Simple RGB… PLEASE!

Simple RGB… PLEASE!

RGB lighting is coming at us like a freight train.  Light-O-Rama kicked off the trend years ago with their incredible Cosmic Color Ribbons.  What newbies don’t realize is that 16 foot (5 meters) ribbon of light with 150 little LEDs is broken into 50 pixels (think sections) and each pixel requires three control channels, one for red, one of green and another for blue.  50 pixels means 150 control channels.  12 ribbons means 1800 channels.  Good gosh.  Creating a sequence for a 16 channel controller is a challenge for most people.

Now I’m seeing RGB displays approaching 100,000 control channels.  Any bulb, any color, any time.  My head hurts just thinking about that monster!

There’s got to be a better way.  Most decorators don’t have unlimited budgets and rocket scientist minds.  It needs to be simple enough for my mother to use.

Looks like Light-O-Rama is ahead of the curve again as they introduce their geeky sounding CMB24B RGB controller.  It’s an eight pixel controller board.  3 channels for each pixel means 24 channels.  More than 16 but certainly less than 100,000.

The trick is a new breed of RGB devices called single pixel (aka: dumb) lights.

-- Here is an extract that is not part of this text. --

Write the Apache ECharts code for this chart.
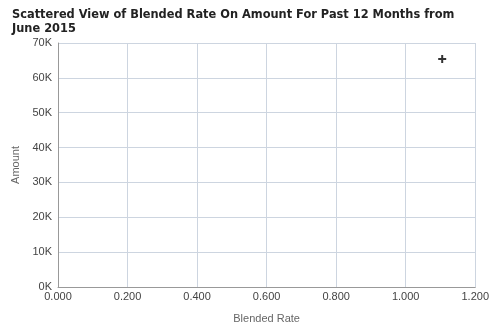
<!DOCTYPE html>
<html><head><meta charset="utf-8">
<script src="https://cdn.jsdelivr.net/npm/echarts@6/dist/echarts.min.js"></script>
<style>html,body{margin:0;padding:0;background:#fff}#c{width:492px;height:329px}</style>
</head><body><div id="c"></div>
<script>
const titleText = "Scattered View of Blended Rate On Amount For Past 12 Months from\nJune 2015";
const blendedRate = [1.105];
const amount = [65400];
const xTicks = [0, 0.2, 0.4, 0.6, 0.8, 1.0, 1.2];
const yTicks = [0, 10000, 20000, 30000, 40000, 50000, 60000, 70000];

const chart = echarts.init(document.getElementById('c'), null, {renderer: 'canvas'});
chart.setOption({
  animation: false,
  title: {
    text: titleText, left: 7, top: 3,
    textStyle: {fontFamily: 'DejaVu Sans', fontWeight: 'bold', fontSize: 11.4, color: '#222', lineHeight: 14}
  },
  grid: {left: 58, right: 16, top: 43, bottom: 42},
  xAxis: {
    type: 'value', min: xTicks[0], max: xTicks[xTicks.length-1], interval: 0.2,
    name: 'Blended Rate', nameLocation: 'middle', nameGap: 26,
    nameTextStyle: {fontFamily: 'Liberation Sans', fontSize: 11, color: '#666'},
    axisLine: {show: true, lineStyle: {color: '#999'}},
    axisTick: {show: false},
    axisLabel: {fontFamily: 'Liberation Sans', fontSize: 11, color: '#444', margin: 4, formatter: v => v.toFixed(3)},
    splitLine: {show: true, lineStyle: {color: '#cdd5e0'}}
  },
  yAxis: {
    type: 'value', min: yTicks[0], max: yTicks[yTicks.length-1], interval: 10000,
    name: 'Amount', nameLocation: 'middle', nameGap: 36,
    nameTextStyle: {fontFamily: 'Liberation Sans', fontSize: 11, color: '#666'},
    axisLine: {show: true, lineStyle: {color: '#999'}},
    axisTick: {show: false},
    axisLabel: {fontFamily: 'Liberation Sans', fontSize: 11, color: '#444', margin: 6, formatter: v => (v/1000) + 'K'},
    splitLine: {show: true, lineStyle: {color: '#cdd5e0'}}
  },
  series: [{
    type: 'scatter',
    data: blendedRate.map((x, i) => [x, amount[i]]),
    symbol: 'path://M3,0H5V3H8V5H5V8H3V5H0V3H3Z',
    symbolSize: 8,
    itemStyle: {color: '#000'}
  }]
});
</script>
</body></html>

A good example is an RGB flood.  It looks like your typical small incandescent flood light but it’s RGB and LED based… meaning the light produced can be any color of the rainbow and all controlled by the computer.  Cool. A 10 watt (at 12 volts) RGB flood light is about $30 and outdoor rated.

Then there are the RGB based single pixel (dumb) light ribbons.  Each is 16 feet long and has 150 LEDs… just like the Comic Color Ribbons, but all the LEDs are wired together meaning the entire ribbon is one color, but since it’s RGB based, it can be any color you want.  Now we’re talking.  I should probably mention a single pixel ribbon is only about 25% the cost of a 50 pixel ribbon.

Did I mention RGB lights use 12VDC so you don’t have to worry about zotting yourself?  I’m feeling safer already.

Now you can start thinking about leaving the lights up year-round.  Since RGB pixels can be any color, you can theme your venue.  Pink for Valentines, orange and purple for Halloween, red/green/white/gold for Christmas.  See where I’m going?  I’m getting pretty darn excited just thinking about this one.

The only gotcha right now is the Light-O-Rama CMB24D controller board doesn’t include a case or 12VDC power supply.  No big deal if you’re a DIY type.  It’s a semi-big deal for my mother… at least right now.